I'm back to full-time teaching after a glorious summer of full-time writing. Yesterday was the third day of classes at Marianopolis College -- and I thought I'd use today's blog entry to share a moment that felt especially meaningful (it gave me goosebumps -- if you know me, you'll know I get goosebumps when something important and beautiful happens... it's a handy trait if you're a writer).

You may be wondering what a photograph of Maurice Sendak's tiny picture book, Pierre, is doing at the top of this blog entry. Well, I'm about to explain that to you. On the first day of all my classes this semester, I decided to read Pierre to the students. If you don't know the book, you should read it ASAP (no matter your age). And if you know the book, you'll know that the moral of the story is: CARE. I told my students that, if they care about learning, they'll learn more and have more fun at school. I even suggested they try CARING in the classes they find most boring (hopefully, not mine!!).

Well, this is what happened yesterday -- in my Introduction to College English class, I asked the students to reflect on the kinds of activities and attitudes that help us learn.

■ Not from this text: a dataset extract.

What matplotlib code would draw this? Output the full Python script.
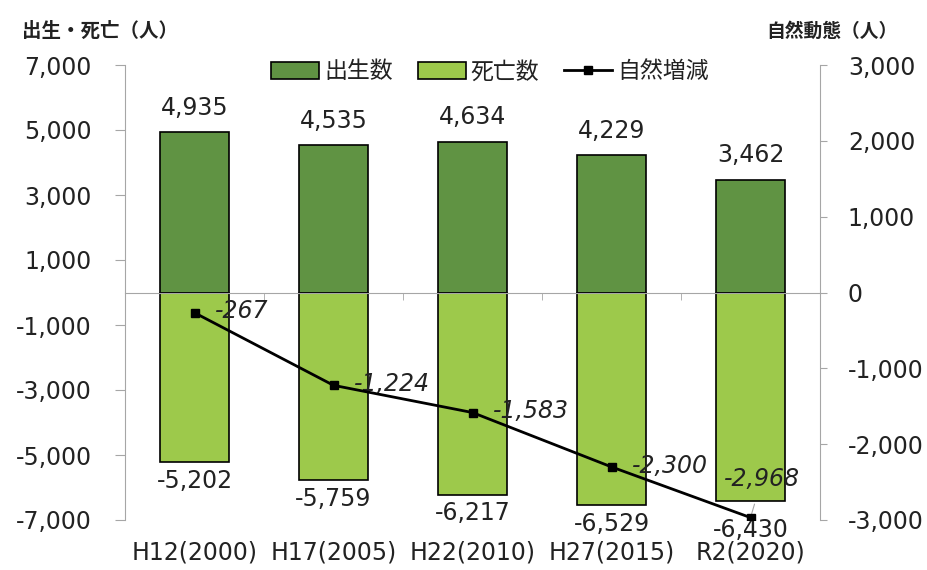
import matplotlib
matplotlib.use("Agg")
import matplotlib.pyplot as plt
import numpy as np
from matplotlib.lines import Line2D
from matplotlib.patches import Patch

plt.rcParams['font.family'] = ['DejaVu Sans', 'Noto Sans CJK JP']

categories = ["H12(2000)", "H17(2005)", "H22(2010)", "H27(2015)", "R2(2020)"]
births = [4935, 4535, 4634, 4229, 3462]
deaths = [-5202, -5759, -6217, -6529, -6430]
natural = [-267, -1224, -1583, -2300, -2968]
left_ticks = [7000, 5000, 3000, 1000, -1000, -3000, -5000, -7000]
right_ticks = [3000, 2000, 1000, 0, -1000, -2000, -3000]

DARK = "#609343"
LIGHT = "#9DC94B"
GRAY = "#A6A6A6"
TXT = "#222222"
FS = 17

fig = plt.figure(figsize=(9.27, 5.70), dpi=100)
ax = fig.add_axes([125/927, 1-520/570, 695/927, 455/570])
x = np.arange(len(categories))

ax.bar(x, births, width=0.5, color=DARK, edgecolor="black", linewidth=1.2, zorder=2)
ax.bar(x, deaths, width=0.5, color=LIGHT, edgecolor="black", linewidth=1.2, zorder=2)
ax.set_xlim(-0.5, len(categories) - 0.5)
ax.set_ylim(-7000, 7000)
ax.set_yticks(left_ticks)
ax.set_yticklabels([f"{v:,}" for v in left_ticks])

for s in ["top", "right"]:
    ax.spines[s].set_visible(False)
ax.spines["left"].set_color(GRAY)
ax.spines["bottom"].set_color(GRAY)
ax.spines["bottom"].set_position(("data", 0))
ax.spines["bottom"].set_zorder(3)
ax.tick_params(axis="y", length=7, color=GRAY, pad=17, labelsize=FS, labelcolor=TXT)
ax.set_xticks(x)
ax.set_xticks(x[:-1] + 0.5, minor=True)
ax.tick_params(axis="x", which="major", length=0, labelbottom=False)
ax.tick_params(axis="x", which="minor", length=5, color=GRAY, direction="out")

sec = ax.secondary_xaxis("bottom")
sec.set_xticks(x)
sec.set_xticklabels(categories)
sec.tick_params(length=0, pad=15, labelsize=FS, labelcolor=TXT)
sec.spines["bottom"].set_visible(False)

for i, v in enumerate(births):
    ax.annotate(f"{v:,}", (x[i], v), xytext=(0, 9), textcoords="offset points",
                ha="center", va="bottom", fontsize=FS, color=TXT)
for i, v in enumerate(deaths):
    dy = -12 if i == len(deaths) - 1 else -5
    ax.annotate(f"{v:,}", (x[i], v), xytext=(0, dy), textcoords="offset points",
                ha="center", va="top", fontsize=FS, color=TXT)

ax2 = ax.twinx()
ax2.plot(x, natural, color="black", linewidth=2, marker="s", markersize=6, zorder=5)
ax2.set_ylim(-3000, 3000)
ax2.set_yticks(right_ticks)
ax2.set_yticklabels([f"{v:,}" for v in right_ticks])
for s in ["top", "left", "bottom"]:
    ax2.spines[s].set_visible(False)
ax2.spines["right"].set_color(GRAY)
ax2.tick_params(axis="y", length=5, color=GRAY, pad=15, labelsize=FS, labelcolor=TXT)

for i, v in enumerate(natural):
    if i == len(natural) - 1:
        ax2.annotate(f"{v:,}", (x[i], v), xytext=(-19, 28), textcoords="offset points",
                     ha="left", va="center", fontsize=FS, style="italic", color=TXT,
                     arrowprops=dict(arrowstyle="-", color=GRAY, lw=0.8, shrinkA=8, shrinkB=3))
    else:
        ax2.annotate(f"{v:,}", (x[i], v), xytext=(15, 1), textcoords="offset points",
                     ha="left", va="center", fontsize=FS, style="italic", color=TXT)

handles = [Patch(facecolor=DARK, edgecolor="black", linewidth=1.2),
           Patch(facecolor=LIGHT, edgecolor="black", linewidth=1.2),
           Line2D([], [], color="black", linewidth=2, marker="s", markersize=6)]
labels = ["出生数", "死亡数", "自然増減"]
ax2.legend(handles, labels, loc="center", bbox_to_anchor=(0.525, 0.985), ncol=3,
           frameon=False, fontsize=16.5, handlelength=2.1, handleheight=0.75,
           handletextpad=0.2, columnspacing=1.1, borderaxespad=0, labelcolor=TXT)

fig.text(22/927, 1-31/570, "出生・死亡（人）", fontsize=14, fontweight="bold",
         ha="left", va="center", color=TXT)
fig.text(898/927, 1-31/570, "自然動態（人）", fontsize=13.5, fontweight="bold",
         ha="right", va="center", color=TXT)

fig.savefig("out.png", dpi=100)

Someone remembered that last week, we had talked about REPETITION (for example, when students go over their notes after class it helps them remember what they learned). Someone else mentioned CURIOSITY, which we had also discussed the previous week. And then a student named Justin (I'm pretty sure it was Justin), said, "CARE!"

Ohhhh that made me so happy -- and gave me goosebumps. Though it is my 32nd year in the classroom, I had one of those eureka moments: it's the combination of CURIOSITY and CARING that makes magic happen. By magic, I mean LEARNING, but also GROWING.

We discussed this a little more in yesterday's class. If CURIOSITY involves the intellect, I asked the students, where does CARING come from?

And of course, they knew the answer: the heart or the emotions.

So magic happens when we put those two forces -- the brain and the heart -- together.

I'd never thought of learning (and living) this way before. So you see, even an old teacher can learn new tricks. Thanks to Justin, and the rest of his class, for this lovely lesson.

I told the students they're privileged to be able to attend school, and especially a great school like ours... but I also told them I'm privileged to be their teacher.